I know that many apple laptops such as my Macbook 6,1 run a 32 bit kernel in OS X Snow Leopard. The kernel according to Apple can also run or "support" 64 bit applications. My question is how does the system do that?

A 64 bit OS can run 32 bit apps by default because the OS has emulators that catch all 32 bit calls and translate them into native 64 bit calls.

But how does the 32 bit kernel in OS X do that with 64 bit?

  1. Hardware architecture virtualization? (if so, wouldnt this be slow as the conversion from 32 bit calls and memory addresses to 64 bit is a lot more intensive?)
  2. Hybrid architecture design (i.e the kernel is designed with some 64 bit elements mixed in with the mostly 32 bit design?)

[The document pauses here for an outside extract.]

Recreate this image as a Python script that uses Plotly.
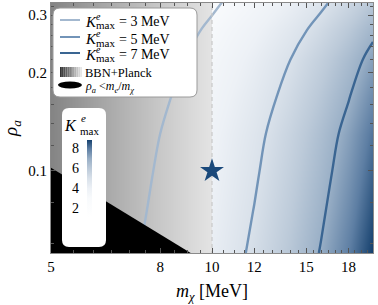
import plotly.graph_objects as go
import numpy as np

# ---------------- data ----------------
m_chi = [5, 6, 7, 8, 9, 10, 12, 14, 16, 18, 20]                     # MeV
rho_a = [0.056, 0.075, 0.1, 0.13, 0.17, 0.22, 0.27, 0.33]
# K^e_max [MeV] (rows: rho_a, cols: m_chi)
K_max = [
    [1.90, 2.37, 2.84, 3.31, 3.78, 4.25, 5.19, 6.13, 7.07, 8.01, 8.95],
    [1.83, 2.29, 2.74, 3.20, 3.66, 4.11, 5.03, 5.94, 6.85, 7.76, 8.68],
    [1.77, 2.21, 2.65, 3.10, 3.54, 3.98, 4.87, 5.76, 6.64, 7.53, 8.42],
    [1.71, 2.14, 2.57, 3.00, 3.43, 3.86, 4.72, 5.59, 6.45, 7.31, 8.17],
    [1.60, 2.01, 2.42, 2.83, 3.24, 3.66, 4.48, 5.30, 6.12, 6.94, 7.76],
    [1.49, 1.88, 2.27, 2.66, 3.05, 3.43, 4.21, 4.99, 5.76, 6.54, 7.32],
    [1.36, 1.72, 2.08, 2.44, 2.80, 3.17, 3.89, 4.61, 5.33, 6.06, 6.78],
    [1.19, 1.52, 1.85, 2.18, 2.51, 2.84, 3.49, 4.15, 4.81, 5.47, 6.12],
]
contour_levels = [3, 5, 7]
contour_colors = ["#a3b8cf", "#7294b8", "#3a6592"]
contour_labels = ["3", "5", "7"]

# BBN+Planck shading (grey level) vs m_chi
bbn_m = [5, 6, 7, 8, 9, 10]
bbn_gray = [132, 160, 182, 200, 215, 228]
bbn_rho = [0.05, 0.35]

m_e = 0.511
bench_m = [10]
bench_rho = [0.1]

x_ticks = [5, 8, 10, 12, 15, 18]
y_ticks = [0.1, 0.2, 0.3]
cb_ticks = [2, 4, 6, 8]
zmin, zmax = 1.1, 8.9

FONT = "Liberation Serif"

# ---------------- geometry helpers (pixel -> paper) ----------------
L, R, T, B = 51, 373, 3, 253
def X(x): return (x - L) / (R - L)
def Y(y): return (B - y) / (B - T)

fig = go.Figure()

# K heatmap
fig.add_trace(go.Contour(
    x=m_chi, y=rho_a, z=K_max,
    zauto=False, zmin=zmin, zmax=zmax,
    colorscale=[[0, "#ffffff"], [0.244, "#f8fafc"], [0.372, "#edf1f6"],
                [0.5, "#d9e1ea"], [0.628, "#bccad9"], [0.756, "#99afc6"],
                [0.885, "#5d7ea3"], [1, "#16416e"]],
    contours=dict(coloring="heatmap", showlines=False, start=0, end=20, size=100),
    line=dict(width=0),
    showscale=True,
    colorbar=dict(x=X(87), xanchor="left", y=Y(217), yanchor="bottom",
                  len=(217 - 140) / (B - T), lenmode="fraction",
                  thickness=5, outlinewidth=0, xpad=0, ypad=0,
                  showticklabels=False, ticks=""),
    hoverinfo="skip",
))

# BBN + Planck grey region
fig.add_trace(go.Contour(
    x=bbn_m, y=bbn_rho, z=[bbn_gray, bbn_gray],
    zauto=False, zmin=0, zmax=255,
    colorscale=[[0, "#000000"], [1, "#ffffff"]],
    contours=dict(coloring="heatmap", showlines=False, start=0, end=300, size=1000),
    line=dict(width=0), showscale=False, hoverinfo="skip",
))

# contour lines
for lev, col in zip(contour_levels, contour_colors):
    fig.add_trace(go.Contour(
        x=m_chi, y=rho_a, z=K_max,
        contours=dict(start=lev, end=lev, size=1, coloring="none"),
        line=dict(color=col, width=2.4, smoothing=1.0),
        showscale=False, hoverinfo="skip",
    ))

# rho_a < m_e / m_chi (black)
m_edge = [4.0, m_e / 0.05]
fig.add_trace(go.Scatter(
    x=[m_edge[0], m_edge[1], m_edge[0]],
    y=[m_e / m_edge[0], m_e / m_edge[1], m_e / m_edge[1]],
    fill="toself", fillcolor="black", line=dict(width=0, color="black"),
    mode="lines", hoverinfo="skip",
))

# dashed line at m_chi = 10
fig.add_trace(go.Scatter(
    x=[bench_m[0], bench_m[0]], y=[0.05, 0.35], mode="lines",
    line=dict(color="#c9c9c9", width=1.2, dash="4px,3px"), hoverinfo="skip",
))

# benchmark star
fig.add_trace(go.Scatter(
    x=bench_m, y=bench_rho, mode="markers",
    marker=dict(symbol="star", size=18, color="#1a497b", line=dict(width=0)),
))

# ---------------- axes ----------------
x_minor = [v / 2 for v in range(10, 41) if v / 2 not in x_ticks]
y_minor = [round(0.02 * k, 2) for k in range(3, 17) if round(0.02 * k, 2) not in (0.1, 0.2, 0.3)]

axis_common = dict(
    type="log", showgrid=False, zeroline=False,
    showline=True, linecolor="#8a8a8a", linewidth=1, mirror="allticks",
    ticks="inside", ticklen=5, tickwidth=1, tickcolor="#555555",
    tickfont=dict(family=FONT, size=15, color="black"),
)
fig.update_xaxes(
    **axis_common, range=[np.log10(5), np.log10(20)],
    tickvals=x_ticks, ticktext=[str(v) for v in x_ticks],
    minor=dict(tickvals=x_minor, ticks="inside", ticklen=3, tickcolor="#555555"),
    title=dict(text="<i>m</i><sub><i>χ</i></sub> [MeV]",
               font=dict(family=FONT, size=18, color="black"), standoff=10),
)
fig.update_yaxes(
    **axis_common, range=[np.log10(0.056), np.log10(0.327)],
    tickvals=y_ticks, ticktext=[str(v) for v in y_ticks],
    minor=dict(tickvals=y_minor, ticks="inside", ticklen=3, tickcolor="#555555"),
    title=dict(text="<i>ρ</i><sub><i>a</i></sub>",
               font=dict(family=FONT, size=19, color="black"), standoff=8),
)

# ---------------- decorations: legend box & colorbar box ----------------
def rrect(x0, y0, x1, y1, r):
    rx, ry = r / (R - L), r / (B - T)
    a, b, c, d = X(x0), Y(y1), X(x1), Y(y0)  # left, bottom, right, top (paper)
    return (f"M {a+rx},{d} L {c-rx},{d} Q {c},{d} {c},{d-ry} "
            f"L {c},{b+ry} Q {c},{b} {c-rx},{b} L {a+rx},{b} "
            f"Q {a},{b} {a},{b+ry} L {a},{d-ry} Q {a},{d} {a+rx},{d} Z")

shapes = []
shapes.append(dict(type="path", path=rrect(53, 8, 197, 97, 7), xref="paper", yref="paper",
                   fillcolor="white", line=dict(color="#9a9a9a", width=1), layer="above"))
shapes.append(dict(type="path", path=rrect(62, 108, 106, 247, 7), xref="paper", yref="paper",
                   fillcolor="white", line=dict(width=0), layer="above"))

annotations = []
rows_y = [20, 37, 53]
for yy, col, lab in zip(rows_y, contour_colors, contour_labels):
    shapes.append(dict(type="line", x0=X(60), x1=X(80), y0=Y(yy), y1=Y(yy),
                       xref="paper", yref="paper", line=dict(color=col, width=2), layer="above"))
    ty = yy + 2
    annotations += [
        dict(text="<i>K</i>", x=X(84), y=Y(ty), xanchor="left", yanchor="middle",
             font=dict(size=15)),
        dict(text="<i>e</i>", x=X(95), y=Y(ty - 5.5), xanchor="left", yanchor="middle",
             font=dict(size=10)),
        dict(text="max", x=X(94.5), y=Y(ty + 3.5), xanchor="left", yanchor="middle",
             font=dict(size=11)),
        dict(text=f"= {lab} MeV", x=X(117.5), y=Y(ty), xanchor="left", yanchor="middle",
             font=dict(size=14)),
    ]

# gradient swatch for BBN+Planck
n_strip = 12
for i in range(n_strip):
    g = int(50 + (230 - 50) * i / (n_strip - 1))
    shapes.append(dict(type="rect", x0=X(60 + 22 * i / n_strip), x1=X(60 + 22 * (i + 1) / n_strip),
                       y0=Y(77), y1=Y(67), xref="paper", yref="paper",
                       fillcolor=f"rgb({g},{g},{g})", line=dict(width=0), layer="above"))
annotations.append(dict(text="BBN+Planck", x=X(84), y=Y(73), xanchor="left", yanchor="middle",
                        font=dict(size=12.5)))
shapes.append(dict(type="circle", x0=X(58), x1=X(82), y0=Y(88.5), y1=Y(81.5),
                   xref="paper", yref="paper", fillcolor="black", line=dict(width=0), layer="above"))
annotations.append(dict(text="<i>ρ</i><sub><i>a</i></sub> &lt;<i>m</i><sub><i>e</i></sub>/<i>m</i><sub><i>χ</i></sub>",
                        x=X(84), y=Y(87), xanchor="left", yanchor="middle", font=dict(size=12)))

# colorbar title and tick labels
annotations += [
    dict(text="<i>K</i>", x=X(78), y=Y(125), xanchor="right", yanchor="middle", font=dict(size=16)),
    dict(text="<i>e</i>", x=X(79.5), y=Y(118), xanchor="left", yanchor="middle", font=dict(size=11)),
    dict(text="max", x=X(79), y=Y(131), xanchor="left", yanchor="middle", font=dict(size=11)),
]
cb_y0, cb_len = Y(217), (217 - 140) / (B - T)
for v in cb_ticks:
    annotations.append(dict(text=str(v), x=X(80), xanchor="right",
                            y=cb_y0 + (v - zmin) / (zmax - zmin) * cb_len, yanchor="middle",
                            font=dict(size=14)))

for a in annotations:
    a.update(xref="paper", yref="paper", showarrow=False, borderpad=0)
    a["font"].update(family=FONT, color="black")

fig.update_layout(
    width=378, height=305,
    margin=dict(l=L, r=378 - R, t=T, b=305 - B),
    paper_bgcolor="white", plot_bgcolor="white",
    showlegend=False,
    shapes=shapes, annotations=annotations,
    font=dict(family=FONT, color="black"),
)

fig.write_html("out.html", config={"displayModeBar": False},
               post_script="document.body.style.margin='0px';")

Apple docs and support doesnt seem to have anything specific on this. I am just curious!


2 Answers 2


Note, some of the info in this answer was cribbed from here:

Mac OS X 10.6 Snow Leopard was the last OS to support 32 bit CPU architectures, like the Core Solo, and Core Duo (not Core 2 Duo) processors. Note that it's entirely possible to have a 64bit processors like the Core 2 Duo, and still have a 32bit EFI firmware, so the CPU alone isn't the sole indicator of your systems capabilities in this respect.

This is how you end up the situation of having a 32 bit kernel, that is held back by the EFI, running on a 64 bit CPU, which is capable of running a 64bit application stack so long as it is not dynamically loading any kernel modules etc. The application isn't wholly tied to the kernel, and is capable is independent running in a different state to the kernel if required. Same way an app can run 32bit on a 64bit kernel...

To be honest, the number of people with a Core 2 Duo or above but with a 32bit EFI are relatively limited, and you are unlucky if you are one of those people that has, say a Macbook from 2007/8 when this was common. The 64bit EFI was introduced in a staggered way across the range so it's not simple to pinpoint what date it was common across all formats.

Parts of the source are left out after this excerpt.